** start **

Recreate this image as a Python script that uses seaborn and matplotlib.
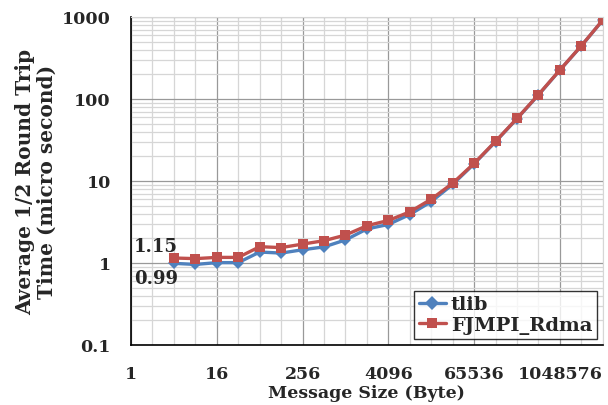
import numpy as np
import pandas as pd
import matplotlib
matplotlib.use("Agg")
import matplotlib.pyplot as plt
import seaborn as sns
from matplotlib.ticker import FixedLocator, NullFormatter, LogLocator

# -----------------------------
# Data
# -----------------------------
sizes = [2 ** k for k in range(2, 23)]
tlib = [0.99, 0.96, 1.01, 1.01, 1.36, 1.32, 1.45, 1.57, 1.91, 2.6, 2.95,
        3.9, 5.6, 9.1, 16.2, 30.2, 57.5, 112, 225, 444, 915]
fjmpi = [1.15, 1.13, 1.17, 1.17, 1.58, 1.54, 1.70, 1.87, 2.19, 2.85, 3.3,
         4.2, 6.0, 9.4, 16.4, 30.5, 58, 113, 226, 446, 919]
x_ticks = [1, 16, 256, 4096, 65536, 1048576]
y_ticks = [0.1, 1, 10, 100, 1000]

df = pd.DataFrame({"size": sizes * 2,
                   "time": tlib + fjmpi,
                   "lib": ["tlib"] * len(sizes) + ["FJMPI_Rdma"] * len(sizes)})

sns.set_style("white")
plt.rcParams["font.family"] = ["DejaVu Serif"]
plt.rcParams["font.weight"] = "bold"

fig = plt.figure(figsize=(6.08, 4.06), dpi=100)
ax = fig.add_axes([0.2155, 0.1478, 0.776, 0.808])

sns.lineplot(data=df, x="size", y="time", hue="lib", style="lib",
             palette={"tlib": "#4F81BD", "FJMPI_Rdma": "#C0504D"},
             markers={"tlib": "D", "FJMPI_Rdma": "s"},
             dashes=False, linewidth=2.4, markersize=7.5,
             markeredgewidth=0, ax=ax)
# diamond a bit smaller than the square
ax.lines[0].set_markersize(6)

ax.set_xscale("log", base=2)
ax.set_yscale("log")
ax.set_xlim(1, 2 ** 22)
ax.set_ylim(0.1, 1000)

ax.xaxis.set_major_locator(FixedLocator(x_ticks))
ax.set_xticklabels([str(v) for v in x_ticks])
ax.xaxis.set_minor_locator(FixedLocator([2 ** k for k in range(23)]))
ax.xaxis.set_minor_formatter(NullFormatter())
ax.yaxis.set_major_locator(FixedLocator(y_ticks))
ax.set_yticklabels(["0.1", "1", "10", "100", "1000"])
ax.yaxis.set_minor_locator(LogLocator(base=10, subs=np.arange(2, 10)))
ax.yaxis.set_minor_formatter(NullFormatter())

ax.grid(which="major", color="#999999", linewidth=0.9)
ax.grid(which="minor", color="#d6d6d6", linewidth=0.9)
ax.set_axisbelow(True)

ax.tick_params(which="major", direction="out", length=4.5, width=1,
               color="black", labelsize=12.5)
ax.tick_params(axis="y", which="major", pad=10)
ax.tick_params(axis="x", which="major", pad=10)
ax.tick_params(which="minor", length=0)
for t in ax.get_xticklabels() + ax.get_yticklabels():
    t.set_fontweight("bold")

for s in ["left", "bottom"]:
    ax.spines[s].set_color("black")
    ax.spines[s].set_linewidth(1.2)
for s in ["top", "right"]:
    ax.spines[s].set_color("#d6d6d6")

ax.set_xlabel("Message Size (Byte)", fontsize=12.5, fontweight="bold", labelpad=1)
ax.set_ylabel("Average 1/2 Round Trip\nTime (micro second)", fontsize=14.5,
              fontweight="bold", labelpad=4, linespacing=1.1)

ax.text(1.1, fjmpi[0] * 1.08, "1.15", fontsize=13, fontweight="bold",
        ha="left", va="bottom")
ax.text(1.1, tlib[0] * 0.86, "0.99", fontsize=13, fontweight="bold",
        ha="left", va="top")

leg = ax.legend(loc="lower right", fontsize=14, frameon=True, fancybox=False,
                borderpad=0.25, labelspacing=0.15, handlelength=1.4,
                handletextpad=0.25, borderaxespad=0.3)
leg.get_frame().set_edgecolor("black")
leg.get_frame().set_linewidth(1.0)
for t in leg.get_texts():
    t.set_fontweight("bold")

plt.savefig("out.png", dpi=100)
plt.close()
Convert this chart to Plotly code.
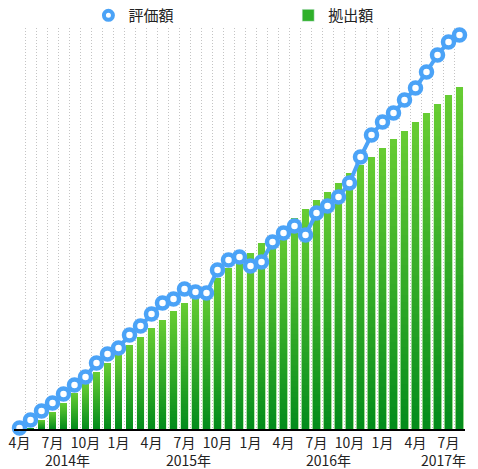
import numpy as np
import pandas as pd
import plotly.graph_objects as go

# monthly points, 2014-04 .. 2017-08
months = pd.date_range("2014-04-01", periods=41, freq="MS")

# 評価額 (valuation)
valuation = [1, 9, 18, 26, 35, 44, 52, 66, 75, 81,
             94, 103, 115, 126, 130, 140, 137, 136, 159, 169,
             172, 163, 167, 187, 196, 203, 194, 216, 223, 232,
             246, 272, 294, 307, 316, 329, 341, 357, 374, 387,
             394]

# 拠出額 (cumulative contribution)
contribution = [0, 1, 9, 17, 26, 36, 45, 57, 66, 74,
                84, 92, 101, 109, 118, 126, 134, 142, 151, 161,
                169, 176, 186, 193, 201, 211, 220, 229, 237, 246,
                256, 264, 272, 281, 290, 298, 307, 316, 325, 334,
                342]

year_labels = ["2014年", "2015年", "2016年", "2017年"]

x = list(range(len(months)))
tick_idx = [i for i, m in enumerate(months) if m.month in (1, 4, 7, 10)]
tick_text = [f"{months[i].month}月" for i in tick_idx]

blue = "#4ba3f7"
top_rgb = np.array([0x66, 0xcc, 0x33])
bottom_rgb = np.array([0x05, 0x8c, 0x1c])

fig = go.Figure()

# fake a vertical gradient in each bar by overlaying shorter, darker bars
n_layers = 40
contrib = np.array(contribution, dtype=float)
for k in range(n_layers):
    frac = 1 - k / n_layers
    t = k / (n_layers - 1)
    c = (top_rgb * (1 - t) + bottom_rgb * t).round().astype(int)
    fig.add_trace(go.Bar(
        x=x, y=contrib * frac,
        marker=dict(color=f"rgb({c[0]},{c[1]},{c[2]})", line=dict(width=0)),
        showlegend=False, hoverinfo="skip",
    ))

fig.add_trace(go.Scatter(
    x=x, y=valuation, mode="lines+markers",
    line=dict(color=blue, width=4),
    marker=dict(size=11, color="white", line=dict(color=blue, width=4.5)),
    cliponaxis=False, showlegend=False,
))

# legend entries (two separate legends so they can sit far apart)
fig.add_trace(go.Scatter(
    x=[None], y=[None], mode="markers", name="評価額", legend="legend",
    marker=dict(size=9, color="white", line=dict(color=blue, width=4)),
))
fig.add_trace(go.Bar(
    x=[None], y=[None], name="拠出額", legend="legend2",
    marker=dict(color="#2fb02a"),
))

for xi, label in zip([4.4, 15.4, 28.1, 38.5], year_labels):
    fig.add_annotation(x=xi, y=0, xref="x", yref="y", text=label,
                       showarrow=False, yanchor="top", yshift=-19,
                       font=dict(size=14, color="#222"))

legend_style = dict(orientation="h", yanchor="middle", y=1.031,
                    xanchor="left", font=dict(size=15),
                    bgcolor="rgba(0,0,0,0)", borderwidth=0)

# page body has an 8px margin, so the figure is sized/offset to compensate
fig.update_layout(
    width=470, height=461,
    margin=dict(l=6, r=13, t=20, b=40, autoexpand=False),
    barmode="overlay", bargap=0.36,
    plot_bgcolor="white", paper_bgcolor="white",
    font=dict(family="Noto Sans CJK JP", size=14, color="#222"),
    legend=dict(x=0.165, **legend_style),
    legend2=dict(x=0.608, **legend_style),
    xaxis=dict(range=[-0.5, 40.5], tickvals=tick_idx, ticktext=tick_text,
               showgrid=False, showline=True, linecolor="black", linewidth=2,
               ticks="", zeroline=False,
               minor=dict(tick0=0.5, dtick=1, showgrid=True, gridcolor="#c4c4c4",
                          griddash="1px,2px", gridwidth=1)),
    yaxis=dict(range=[0, 401], showgrid=False, showticklabels=False,
               zeroline=False, showline=False),
)

fig.write_html("out.html")
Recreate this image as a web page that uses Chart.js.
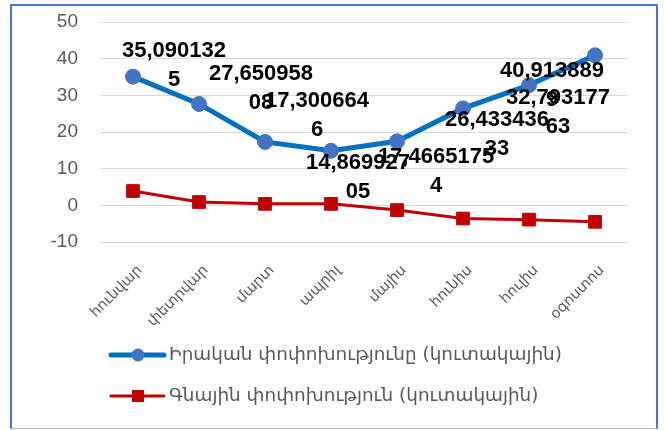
<!DOCTYPE html>
<html>
<head>
<meta charset="utf-8">
<script src="https://cdn.jsdelivr.net/npm/chart.js@4.4.0/dist/chart.umd.min.js"></script>
<style>
  html, body { margin: 0; padding: 0; background: #fff; }
  #wrap { position: relative; width: 664px; height: 430px; }
  #frame {
    position: absolute; left: 10px; top: 4px; width: 644px; height: 422px;
    border: 2px solid #4a78c8; border-bottom: 1px solid #a8bde6;
    pointer-events: none;
  }
</style>
</head>
<body>
<div id="wrap">
  <canvas id="chart" width="664" height="430"></canvas>
  <div id="frame"></div>
</div>
<script>
  var months = ['հունվար', 'փետրվար', 'մարտ', 'ապրիլ', 'մայիս', 'հունիս', 'հուլիս', 'օգոստոս'];
  var realChange = [35.0901325, 27.65095808, 17.3006646, 14.86992705, 17.46651754, 26.43343633, 32.79317763, 40.9138899];
  var priceChange = [3.9, 0.9, 0.4, 0.4, -1.3, -3.6, -3.9, -4.5];
  var seriesNames = ['Իրական փոփոխությունը (կուտակային)', 'Գնային փոփոխություն (կուտակային)'];
  var yTicks = [-10, 0, 10, 20, 30, 40, 50];

  // where Excel wrapped each value label, and where the label sits from its point
  var labelBreaks = [9, 9, 9, 9, 10, 9, 9, 9];
  var labelOffsets = [[41, -11], [62, -16], [52, -26], [27, 27], [39, 30], [34, 26], [29, 27], [-43, 30]];

  var armFont = '"DejaVu Sans", "Noto Sans", sans-serif';

  // Etiquetas de valores de la serie azul
  var valueLabels = {
    id: 'valueLabels',
    afterDatasetsDraw: function(chart) {
      var ctx = chart.ctx;
      var meta = chart.getDatasetMeta(0);
      ctx.save();
      ctx.font = 'bold 22px "Liberation Sans", Arial, sans-serif';
      ctx.fillStyle = '#000';
      ctx.textAlign = 'center';
      ctx.textBaseline = 'middle';
      meta.data.forEach(function(pt, i) {
        var txt = String(realChange[i]).replace('.', ',');
        var lines = [txt.slice(0, labelBreaks[i]), txt.slice(labelBreaks[i])];
        var cx = pt.x + labelOffsets[i][0];
        var cy = pt.y + labelOffsets[i][1];
        ctx.fillText(lines[0], cx, cy - 14.5);
        if (lines[1]) {
          ctx.fillText(lines[1], cx, cy + 14.5);
        }
      });
      ctx.restore();
    }
  };

  // Leyenda dibujada a mano (línea + marcador)
  var lineLegend = {
    id: 'lineLegend',
    afterDraw: function(chart) {
      var ctx = chart.ctx;
      var rows = [355, 396];
      ctx.save();
      chart.data.datasets.forEach(function(ds, i) {
        var y = rows[i];
        ctx.strokeStyle = ds.borderColor;
        ctx.lineWidth = ds.borderWidth;
        ctx.lineCap = 'round';
        ctx.beginPath();
        ctx.moveTo(111, y);
        ctx.lineTo(164, y);
        ctx.stroke();
        ctx.fillStyle = ds.pointBackgroundColor;
        if (ds.pointStyle === 'rect') {
          ctx.fillRect(132, y - 6, 12, 12);
        } else {
          ctx.beginPath();
          ctx.arc(138, y, 6.5, 0, Math.PI * 2);
          ctx.fill();
        }
        ctx.fillStyle = '#595959';
        ctx.font = '18.4px ' + armFont;
        ctx.textAlign = 'left';
        ctx.textBaseline = 'middle';
        ctx.fillText(ds.label, 169, y);
      });
      ctx.restore();
    }
  };

  new Chart(document.getElementById('chart'), {
    type: 'line',
    data: {
      labels: months,
      datasets: [
        {
          label: seriesNames[0],
          data: realChange,
          borderColor: '#0070c0',
          borderWidth: 5,
          pointBackgroundColor: '#4472c4',
          pointBorderColor: '#4472c4',
          pointBorderWidth: 1,
          pointRadius: 7.5,
          pointStyle: 'circle',
          tension: 0,
        },
        {
          label: seriesNames[1],
          data: priceChange,
          borderColor: '#c00000',
          borderWidth: 3,
          pointBackgroundColor: '#c00000',
          pointBorderColor: '#c00000',
          pointBorderWidth: 1,
          pointRadius: 9,
          pointStyle: 'rect',
          tension: 0,
        },
      ],
    },
    options: {
      responsive: false,
      animation: false,
      layout: {
        padding: { top: 22, left: 0, right: 36, bottom: 0 },
      },
      plugins: {
        legend: { display: false },
        tooltip: { enabled: false },
      },
      scales: {
        x: {
          offset: true,
          grid: { display: false },
          border: { display: false },
          ticks: {
            minRotation: 45,
            maxRotation: 45,
            padding: 12,
            labelOffset: 7,
            color: '#595959',
            font: { family: armFont, size: 14.5 },
          },
          afterFit: function(scale) {
            scale.height = 430 - 242;
          },
        },
        y: {
          min: yTicks[0],
          max: yTicks[yTicks.length - 1],
          afterBuildTicks: function(scale) {
            scale.ticks = yTicks.map(function(v) { return { value: v }; });
          },
          // tick marks hidden, their length only pushes the labels left
          grid: { color: '#d9d9d9', lineWidth: 1, drawTicks: true, tickLength: 22, tickColor: 'rgba(0,0,0,0)' },
          border: { display: false },
          ticks: {
            padding: 0,
            color: '#595959',
            font: { family: '"Liberation Sans", Arial, sans-serif', size: 19 },
          },
          afterFit: function(scale) {
            scale.width = 100;
          },
        },
      },
    },
    plugins: [valueLabels, lineLegend],
  });
</script>
</body>
</html>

** end **

• _What is needed_:
Return only the lines running from the start of the entries above to the line that contains "ax.yaxis.set_minor_formatter(NullFormatter())", inclusive, and omit every picture.

• _Response below_:
Recreate this image as a Python script that uses seaborn and matplotlib.
import numpy as np
import pandas as pd
import matplotlib
matplotlib.use("Agg")
import matplotlib.pyplot as plt
import seaborn as sns
from matplotlib.ticker import FixedLocator, NullFormatter, LogLocator

# -----------------------------
# Data
# -----------------------------
sizes = [2 ** k for k in range(2, 23)]
tlib = [0.99, 0.96, 1.01, 1.01, 1.36, 1.32, 1.45, 1.57, 1.91, 2.6, 2.95,
        3.9, 5.6, 9.1, 16.2, 30.2, 57.5, 112, 225, 444, 915]
fjmpi = [1.15, 1.13, 1.17, 1.17, 1.58, 1.54, 1.70, 1.87, 2.19, 2.85, 3.3,
         4.2, 6.0, 9.4, 16.4, 30.5, 58, 113, 226, 446, 919]
x_ticks = [1, 16, 256, 4096, 65536, 1048576]
y_ticks = [0.1, 1, 10, 100, 1000]

df = pd.DataFrame({"size": sizes * 2,
                   "time": tlib + fjmpi,
                   "lib": ["tlib"] * len(sizes) + ["FJMPI_Rdma"] * len(sizes)})

sns.set_style("white")
plt.rcParams["font.family"] = ["DejaVu Serif"]
plt.rcParams["font.weight"] = "bold"

fig = plt.figure(figsize=(6.08, 4.06), dpi=100)
ax = fig.add_axes([0.2155, 0.1478, 0.776, 0.808])

sns.lineplot(data=df, x="size", y="time", hue="lib", style="lib",
             palette={"tlib": "#4F81BD", "FJMPI_Rdma": "#C0504D"},
             markers={"tlib": "D", "FJMPI_Rdma": "s"},
             dashes=False, linewidth=2.4, markersize=7.5,
             markeredgewidth=0, ax=ax)
# diamond a bit smaller than the square
ax.lines[0].set_markersize(6)

ax.set_xscale("log", base=2)
ax.set_yscale("log")
ax.set_xlim(1, 2 ** 22)
ax.set_ylim(0.1, 1000)

ax.xaxis.set_major_locator(FixedLocator(x_ticks))
ax.set_xticklabels([str(v) for v in x_ticks])
ax.xaxis.set_minor_locator(FixedLocator([2 ** k for k in range(23)]))
ax.xaxis.set_minor_formatter(NullFormatter())
ax.yaxis.set_major_locator(FixedLocator(y_ticks))
ax.set_yticklabels(["0.1", "1", "10", "100", "1000"])
ax.yaxis.set_minor_locator(LogLocator(base=10, subs=np.arange(2, 10)))
ax.yaxis.set_minor_formatter(NullFormatter())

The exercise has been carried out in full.